Brief:
Pick out each line of the records that includes the string "this", and copy it.

Raw data:
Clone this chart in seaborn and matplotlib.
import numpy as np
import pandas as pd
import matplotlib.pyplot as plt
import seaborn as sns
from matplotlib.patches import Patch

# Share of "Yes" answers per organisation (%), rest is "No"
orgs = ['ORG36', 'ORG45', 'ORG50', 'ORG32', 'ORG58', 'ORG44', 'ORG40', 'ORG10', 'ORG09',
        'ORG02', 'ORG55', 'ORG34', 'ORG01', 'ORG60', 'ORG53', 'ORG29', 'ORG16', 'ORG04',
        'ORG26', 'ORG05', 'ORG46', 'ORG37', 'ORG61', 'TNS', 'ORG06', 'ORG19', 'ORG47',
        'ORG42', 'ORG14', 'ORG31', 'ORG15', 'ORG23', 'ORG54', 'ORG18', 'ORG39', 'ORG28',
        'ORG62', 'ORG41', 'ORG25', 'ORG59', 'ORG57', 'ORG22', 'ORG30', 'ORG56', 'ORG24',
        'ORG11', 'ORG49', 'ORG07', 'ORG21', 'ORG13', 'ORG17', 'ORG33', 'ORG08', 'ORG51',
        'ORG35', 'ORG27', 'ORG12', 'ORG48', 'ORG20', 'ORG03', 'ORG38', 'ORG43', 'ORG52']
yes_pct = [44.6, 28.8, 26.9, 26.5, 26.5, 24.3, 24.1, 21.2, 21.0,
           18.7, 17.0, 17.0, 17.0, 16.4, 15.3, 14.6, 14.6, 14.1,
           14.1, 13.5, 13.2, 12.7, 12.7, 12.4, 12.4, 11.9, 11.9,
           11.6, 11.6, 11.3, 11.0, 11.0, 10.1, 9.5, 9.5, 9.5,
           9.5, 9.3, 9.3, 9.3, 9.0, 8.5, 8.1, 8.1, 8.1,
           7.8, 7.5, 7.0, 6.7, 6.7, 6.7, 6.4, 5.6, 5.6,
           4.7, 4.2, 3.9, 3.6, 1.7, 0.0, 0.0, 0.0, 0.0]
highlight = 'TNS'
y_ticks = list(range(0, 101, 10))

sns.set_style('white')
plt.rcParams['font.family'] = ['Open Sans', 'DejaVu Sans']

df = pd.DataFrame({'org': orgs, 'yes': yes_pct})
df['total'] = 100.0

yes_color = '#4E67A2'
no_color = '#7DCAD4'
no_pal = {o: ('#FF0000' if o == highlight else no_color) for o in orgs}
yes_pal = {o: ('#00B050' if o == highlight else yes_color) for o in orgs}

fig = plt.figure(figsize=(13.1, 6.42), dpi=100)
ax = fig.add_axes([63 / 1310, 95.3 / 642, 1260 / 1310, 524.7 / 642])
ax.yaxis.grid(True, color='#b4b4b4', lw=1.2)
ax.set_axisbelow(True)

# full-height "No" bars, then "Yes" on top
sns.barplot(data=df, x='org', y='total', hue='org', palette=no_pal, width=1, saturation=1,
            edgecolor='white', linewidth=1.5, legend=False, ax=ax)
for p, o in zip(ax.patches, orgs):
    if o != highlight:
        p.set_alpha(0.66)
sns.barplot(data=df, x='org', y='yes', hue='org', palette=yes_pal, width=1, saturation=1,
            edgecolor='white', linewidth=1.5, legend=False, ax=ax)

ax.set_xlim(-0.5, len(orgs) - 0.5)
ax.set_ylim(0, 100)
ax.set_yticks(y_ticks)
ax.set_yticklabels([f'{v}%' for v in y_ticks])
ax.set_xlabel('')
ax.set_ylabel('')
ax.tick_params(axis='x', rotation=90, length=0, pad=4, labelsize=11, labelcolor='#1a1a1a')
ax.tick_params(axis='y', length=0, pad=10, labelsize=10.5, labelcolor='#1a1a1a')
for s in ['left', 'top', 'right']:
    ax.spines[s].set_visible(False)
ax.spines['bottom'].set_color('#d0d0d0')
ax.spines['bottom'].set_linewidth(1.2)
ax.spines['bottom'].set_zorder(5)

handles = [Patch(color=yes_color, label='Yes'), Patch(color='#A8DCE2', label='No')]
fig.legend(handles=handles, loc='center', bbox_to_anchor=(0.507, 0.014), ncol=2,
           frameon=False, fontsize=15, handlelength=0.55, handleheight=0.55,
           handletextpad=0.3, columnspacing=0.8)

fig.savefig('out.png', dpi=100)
* * *
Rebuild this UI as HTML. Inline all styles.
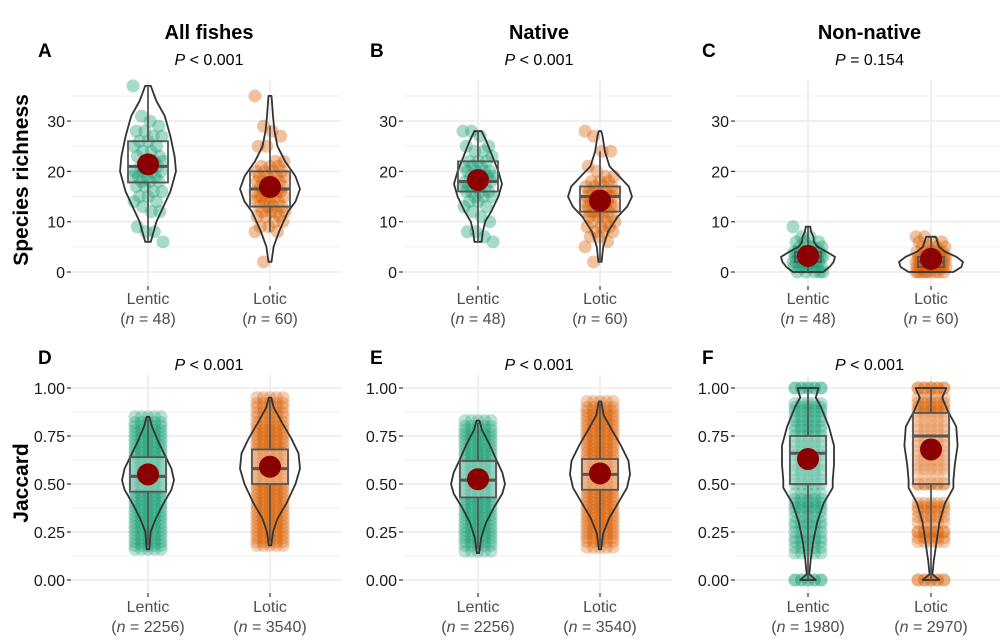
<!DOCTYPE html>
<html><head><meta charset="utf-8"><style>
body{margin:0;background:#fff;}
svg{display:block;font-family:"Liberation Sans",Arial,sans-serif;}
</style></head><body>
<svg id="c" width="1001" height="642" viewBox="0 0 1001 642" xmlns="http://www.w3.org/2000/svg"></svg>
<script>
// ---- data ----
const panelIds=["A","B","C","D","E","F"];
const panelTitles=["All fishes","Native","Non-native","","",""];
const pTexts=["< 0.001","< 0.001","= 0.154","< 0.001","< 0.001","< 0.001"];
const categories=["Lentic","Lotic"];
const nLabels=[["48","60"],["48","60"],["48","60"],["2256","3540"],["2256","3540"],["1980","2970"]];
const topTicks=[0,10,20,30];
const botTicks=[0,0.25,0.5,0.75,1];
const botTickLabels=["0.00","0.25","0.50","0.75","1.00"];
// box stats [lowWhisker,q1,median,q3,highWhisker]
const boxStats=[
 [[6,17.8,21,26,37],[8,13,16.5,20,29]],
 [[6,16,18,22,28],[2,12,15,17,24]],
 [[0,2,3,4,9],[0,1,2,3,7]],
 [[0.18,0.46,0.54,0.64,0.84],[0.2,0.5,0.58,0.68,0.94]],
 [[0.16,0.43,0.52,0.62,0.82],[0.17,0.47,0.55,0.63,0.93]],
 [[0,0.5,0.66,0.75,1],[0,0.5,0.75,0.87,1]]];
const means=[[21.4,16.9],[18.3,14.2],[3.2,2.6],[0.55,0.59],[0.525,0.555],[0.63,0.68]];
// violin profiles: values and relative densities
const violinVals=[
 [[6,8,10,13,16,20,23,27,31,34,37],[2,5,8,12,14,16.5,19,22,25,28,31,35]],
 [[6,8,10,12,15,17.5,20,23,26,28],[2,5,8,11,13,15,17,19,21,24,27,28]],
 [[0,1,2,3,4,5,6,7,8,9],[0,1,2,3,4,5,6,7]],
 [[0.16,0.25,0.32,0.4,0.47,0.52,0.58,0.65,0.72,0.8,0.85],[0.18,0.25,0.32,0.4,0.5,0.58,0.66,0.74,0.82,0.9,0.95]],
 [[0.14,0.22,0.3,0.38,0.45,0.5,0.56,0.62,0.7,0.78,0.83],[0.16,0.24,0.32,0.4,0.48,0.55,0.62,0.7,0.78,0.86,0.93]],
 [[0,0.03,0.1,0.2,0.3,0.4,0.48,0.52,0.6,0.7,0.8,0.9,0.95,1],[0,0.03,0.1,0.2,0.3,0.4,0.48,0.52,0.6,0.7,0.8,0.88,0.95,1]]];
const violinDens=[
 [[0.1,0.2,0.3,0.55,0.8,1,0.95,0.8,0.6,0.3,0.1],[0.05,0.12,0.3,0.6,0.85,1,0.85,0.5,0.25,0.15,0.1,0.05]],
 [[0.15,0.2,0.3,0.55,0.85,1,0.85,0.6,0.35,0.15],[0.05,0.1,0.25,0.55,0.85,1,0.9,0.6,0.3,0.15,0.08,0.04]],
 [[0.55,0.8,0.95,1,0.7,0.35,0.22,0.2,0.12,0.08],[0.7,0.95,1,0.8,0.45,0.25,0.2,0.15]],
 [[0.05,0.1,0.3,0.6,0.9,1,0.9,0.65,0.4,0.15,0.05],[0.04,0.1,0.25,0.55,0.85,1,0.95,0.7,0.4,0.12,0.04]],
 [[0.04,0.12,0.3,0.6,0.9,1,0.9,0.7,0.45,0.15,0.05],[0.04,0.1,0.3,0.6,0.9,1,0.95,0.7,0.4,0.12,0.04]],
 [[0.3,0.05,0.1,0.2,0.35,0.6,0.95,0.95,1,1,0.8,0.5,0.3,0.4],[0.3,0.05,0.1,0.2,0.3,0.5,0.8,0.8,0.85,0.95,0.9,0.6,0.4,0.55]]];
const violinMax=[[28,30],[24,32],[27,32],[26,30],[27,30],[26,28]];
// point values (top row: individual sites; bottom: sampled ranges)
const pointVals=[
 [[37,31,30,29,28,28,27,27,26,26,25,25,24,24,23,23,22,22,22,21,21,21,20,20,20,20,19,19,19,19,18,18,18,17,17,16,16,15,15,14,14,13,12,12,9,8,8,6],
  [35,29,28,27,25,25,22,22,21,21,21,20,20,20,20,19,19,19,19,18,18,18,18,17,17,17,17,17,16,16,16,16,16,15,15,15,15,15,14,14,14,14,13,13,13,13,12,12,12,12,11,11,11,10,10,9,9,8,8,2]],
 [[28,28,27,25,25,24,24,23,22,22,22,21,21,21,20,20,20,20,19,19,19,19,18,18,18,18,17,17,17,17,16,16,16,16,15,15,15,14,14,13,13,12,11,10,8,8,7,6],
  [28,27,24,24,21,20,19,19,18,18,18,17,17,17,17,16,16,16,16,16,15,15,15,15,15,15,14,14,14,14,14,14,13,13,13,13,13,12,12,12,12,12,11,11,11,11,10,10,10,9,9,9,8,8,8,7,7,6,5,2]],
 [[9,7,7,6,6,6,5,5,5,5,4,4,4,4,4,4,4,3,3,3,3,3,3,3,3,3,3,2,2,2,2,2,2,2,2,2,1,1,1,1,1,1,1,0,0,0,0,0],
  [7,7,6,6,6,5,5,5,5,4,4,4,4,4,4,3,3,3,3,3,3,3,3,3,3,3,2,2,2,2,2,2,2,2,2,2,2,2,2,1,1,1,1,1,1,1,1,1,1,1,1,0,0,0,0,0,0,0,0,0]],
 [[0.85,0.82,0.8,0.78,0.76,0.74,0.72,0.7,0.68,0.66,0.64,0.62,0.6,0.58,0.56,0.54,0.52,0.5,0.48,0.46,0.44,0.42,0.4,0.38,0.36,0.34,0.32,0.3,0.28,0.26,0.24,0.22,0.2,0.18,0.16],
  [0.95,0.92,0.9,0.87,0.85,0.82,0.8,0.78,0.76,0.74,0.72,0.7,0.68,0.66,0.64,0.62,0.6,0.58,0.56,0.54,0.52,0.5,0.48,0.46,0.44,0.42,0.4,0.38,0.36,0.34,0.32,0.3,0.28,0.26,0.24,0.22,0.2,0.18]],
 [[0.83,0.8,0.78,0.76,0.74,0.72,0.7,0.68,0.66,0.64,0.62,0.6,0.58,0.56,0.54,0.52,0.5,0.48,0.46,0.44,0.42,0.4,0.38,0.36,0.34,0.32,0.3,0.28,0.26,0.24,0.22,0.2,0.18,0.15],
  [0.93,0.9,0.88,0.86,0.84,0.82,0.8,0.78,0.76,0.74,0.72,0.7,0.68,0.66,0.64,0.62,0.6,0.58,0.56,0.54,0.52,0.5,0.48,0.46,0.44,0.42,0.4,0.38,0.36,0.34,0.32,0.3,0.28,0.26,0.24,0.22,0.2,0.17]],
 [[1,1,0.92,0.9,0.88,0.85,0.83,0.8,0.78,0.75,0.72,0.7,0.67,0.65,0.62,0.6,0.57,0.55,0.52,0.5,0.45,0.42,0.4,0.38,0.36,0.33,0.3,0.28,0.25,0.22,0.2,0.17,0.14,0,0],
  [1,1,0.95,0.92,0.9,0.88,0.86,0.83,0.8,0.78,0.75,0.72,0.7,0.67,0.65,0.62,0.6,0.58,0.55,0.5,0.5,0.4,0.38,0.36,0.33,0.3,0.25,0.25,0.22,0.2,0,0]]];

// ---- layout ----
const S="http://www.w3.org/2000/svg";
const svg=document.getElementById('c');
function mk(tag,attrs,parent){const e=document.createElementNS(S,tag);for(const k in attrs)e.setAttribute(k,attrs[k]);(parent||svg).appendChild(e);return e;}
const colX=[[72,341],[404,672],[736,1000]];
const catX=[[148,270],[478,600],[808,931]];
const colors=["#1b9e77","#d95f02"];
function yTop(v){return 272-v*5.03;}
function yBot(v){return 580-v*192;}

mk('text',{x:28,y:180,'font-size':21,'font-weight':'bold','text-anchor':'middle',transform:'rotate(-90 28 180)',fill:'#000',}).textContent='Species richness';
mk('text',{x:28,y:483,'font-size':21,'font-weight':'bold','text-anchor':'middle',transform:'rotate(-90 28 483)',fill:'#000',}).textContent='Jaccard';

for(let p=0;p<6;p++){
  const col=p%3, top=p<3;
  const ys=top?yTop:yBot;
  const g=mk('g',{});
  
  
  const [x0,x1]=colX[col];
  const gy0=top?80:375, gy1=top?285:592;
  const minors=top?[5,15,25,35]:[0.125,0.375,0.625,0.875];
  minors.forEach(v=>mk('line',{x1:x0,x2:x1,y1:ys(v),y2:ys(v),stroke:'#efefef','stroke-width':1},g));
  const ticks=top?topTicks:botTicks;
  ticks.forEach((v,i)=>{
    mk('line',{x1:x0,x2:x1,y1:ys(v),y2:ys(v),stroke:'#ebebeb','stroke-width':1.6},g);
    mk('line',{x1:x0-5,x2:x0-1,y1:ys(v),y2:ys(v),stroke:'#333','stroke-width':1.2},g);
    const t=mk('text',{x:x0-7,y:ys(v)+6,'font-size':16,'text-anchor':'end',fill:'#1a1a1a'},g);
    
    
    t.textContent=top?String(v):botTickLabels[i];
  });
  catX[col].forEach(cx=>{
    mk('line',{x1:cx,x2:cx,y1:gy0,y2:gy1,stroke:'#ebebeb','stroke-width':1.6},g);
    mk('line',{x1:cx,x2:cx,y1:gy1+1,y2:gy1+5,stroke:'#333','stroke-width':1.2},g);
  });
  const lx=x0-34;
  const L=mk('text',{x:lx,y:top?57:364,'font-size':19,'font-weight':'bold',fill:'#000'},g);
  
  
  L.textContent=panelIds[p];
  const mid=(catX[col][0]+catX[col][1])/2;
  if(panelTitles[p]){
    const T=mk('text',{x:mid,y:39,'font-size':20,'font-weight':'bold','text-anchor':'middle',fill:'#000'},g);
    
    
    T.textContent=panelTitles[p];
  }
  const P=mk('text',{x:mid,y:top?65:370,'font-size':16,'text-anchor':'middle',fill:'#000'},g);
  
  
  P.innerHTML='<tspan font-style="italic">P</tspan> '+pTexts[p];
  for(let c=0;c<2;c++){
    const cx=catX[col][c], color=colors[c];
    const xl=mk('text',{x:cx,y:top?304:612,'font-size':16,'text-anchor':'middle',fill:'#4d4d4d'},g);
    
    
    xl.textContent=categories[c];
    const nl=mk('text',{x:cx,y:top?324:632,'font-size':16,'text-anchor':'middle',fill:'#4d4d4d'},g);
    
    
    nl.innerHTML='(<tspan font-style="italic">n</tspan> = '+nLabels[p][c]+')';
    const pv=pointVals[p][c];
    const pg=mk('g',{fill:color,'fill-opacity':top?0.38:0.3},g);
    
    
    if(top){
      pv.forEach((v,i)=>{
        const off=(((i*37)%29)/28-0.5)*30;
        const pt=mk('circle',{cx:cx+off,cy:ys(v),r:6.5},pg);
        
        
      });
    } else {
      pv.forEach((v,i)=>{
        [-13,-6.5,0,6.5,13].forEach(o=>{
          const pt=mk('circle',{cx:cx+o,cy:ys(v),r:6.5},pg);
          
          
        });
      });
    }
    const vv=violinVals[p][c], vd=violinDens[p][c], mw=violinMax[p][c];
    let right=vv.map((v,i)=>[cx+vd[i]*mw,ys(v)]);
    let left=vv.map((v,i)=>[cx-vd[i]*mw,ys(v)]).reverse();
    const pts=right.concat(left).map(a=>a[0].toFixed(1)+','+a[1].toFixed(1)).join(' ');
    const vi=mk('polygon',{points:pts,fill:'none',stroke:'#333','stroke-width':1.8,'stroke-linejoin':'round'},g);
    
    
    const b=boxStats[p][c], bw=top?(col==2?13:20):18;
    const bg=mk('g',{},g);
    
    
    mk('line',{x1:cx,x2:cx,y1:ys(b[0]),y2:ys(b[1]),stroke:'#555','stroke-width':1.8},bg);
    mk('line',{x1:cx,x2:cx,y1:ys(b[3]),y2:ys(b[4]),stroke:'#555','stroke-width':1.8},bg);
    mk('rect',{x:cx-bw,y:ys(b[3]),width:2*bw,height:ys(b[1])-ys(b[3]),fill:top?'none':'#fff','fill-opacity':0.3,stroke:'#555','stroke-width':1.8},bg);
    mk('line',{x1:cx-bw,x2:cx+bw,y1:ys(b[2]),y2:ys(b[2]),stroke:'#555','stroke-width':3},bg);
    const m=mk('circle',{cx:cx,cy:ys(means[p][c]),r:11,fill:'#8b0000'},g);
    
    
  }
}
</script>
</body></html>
---
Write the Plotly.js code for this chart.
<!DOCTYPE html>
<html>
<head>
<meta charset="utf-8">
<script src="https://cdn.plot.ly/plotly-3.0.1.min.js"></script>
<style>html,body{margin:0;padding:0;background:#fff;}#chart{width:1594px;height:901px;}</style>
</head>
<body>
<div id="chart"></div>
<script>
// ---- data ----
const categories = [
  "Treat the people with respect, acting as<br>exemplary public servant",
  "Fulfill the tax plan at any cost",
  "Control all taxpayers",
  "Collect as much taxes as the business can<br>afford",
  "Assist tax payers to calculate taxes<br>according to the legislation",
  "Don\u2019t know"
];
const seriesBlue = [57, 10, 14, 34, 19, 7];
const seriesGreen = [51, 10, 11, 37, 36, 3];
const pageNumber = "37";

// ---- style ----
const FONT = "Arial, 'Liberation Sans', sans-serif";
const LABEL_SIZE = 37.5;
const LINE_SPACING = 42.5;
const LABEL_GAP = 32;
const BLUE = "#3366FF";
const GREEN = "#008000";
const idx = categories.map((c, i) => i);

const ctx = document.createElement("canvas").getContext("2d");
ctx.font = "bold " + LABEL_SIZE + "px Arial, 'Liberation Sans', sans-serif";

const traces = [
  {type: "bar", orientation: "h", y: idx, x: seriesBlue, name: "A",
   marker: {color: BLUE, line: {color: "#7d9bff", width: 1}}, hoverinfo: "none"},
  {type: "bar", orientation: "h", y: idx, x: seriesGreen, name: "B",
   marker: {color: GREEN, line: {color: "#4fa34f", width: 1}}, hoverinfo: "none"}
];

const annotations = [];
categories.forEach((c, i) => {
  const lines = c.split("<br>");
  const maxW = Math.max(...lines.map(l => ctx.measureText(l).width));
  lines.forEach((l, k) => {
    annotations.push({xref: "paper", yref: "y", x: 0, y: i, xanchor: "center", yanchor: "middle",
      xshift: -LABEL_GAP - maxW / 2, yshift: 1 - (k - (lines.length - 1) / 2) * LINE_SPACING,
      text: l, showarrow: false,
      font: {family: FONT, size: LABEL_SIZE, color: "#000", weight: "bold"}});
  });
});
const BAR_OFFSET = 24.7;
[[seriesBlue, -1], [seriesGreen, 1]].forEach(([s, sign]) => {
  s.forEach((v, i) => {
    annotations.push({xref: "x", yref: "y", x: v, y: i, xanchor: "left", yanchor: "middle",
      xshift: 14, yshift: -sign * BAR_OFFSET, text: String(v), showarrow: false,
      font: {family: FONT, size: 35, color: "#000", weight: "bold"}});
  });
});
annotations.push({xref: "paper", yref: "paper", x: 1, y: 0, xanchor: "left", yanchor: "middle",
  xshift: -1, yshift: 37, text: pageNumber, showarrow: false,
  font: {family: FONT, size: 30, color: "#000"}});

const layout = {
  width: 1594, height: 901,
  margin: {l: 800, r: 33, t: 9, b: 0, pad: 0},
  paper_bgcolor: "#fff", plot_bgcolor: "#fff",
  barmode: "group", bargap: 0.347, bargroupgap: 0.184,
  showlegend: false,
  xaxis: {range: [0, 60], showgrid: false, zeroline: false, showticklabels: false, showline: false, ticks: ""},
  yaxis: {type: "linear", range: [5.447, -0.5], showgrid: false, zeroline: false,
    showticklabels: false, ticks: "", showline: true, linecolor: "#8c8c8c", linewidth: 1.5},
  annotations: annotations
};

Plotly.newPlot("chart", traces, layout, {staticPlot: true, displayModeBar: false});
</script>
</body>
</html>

Exercise solution:
Clone this chart in seaborn and matplotlib.
Rebuild this UI as HTML. Inline all styles.
Write the Plotly.js code for this chart.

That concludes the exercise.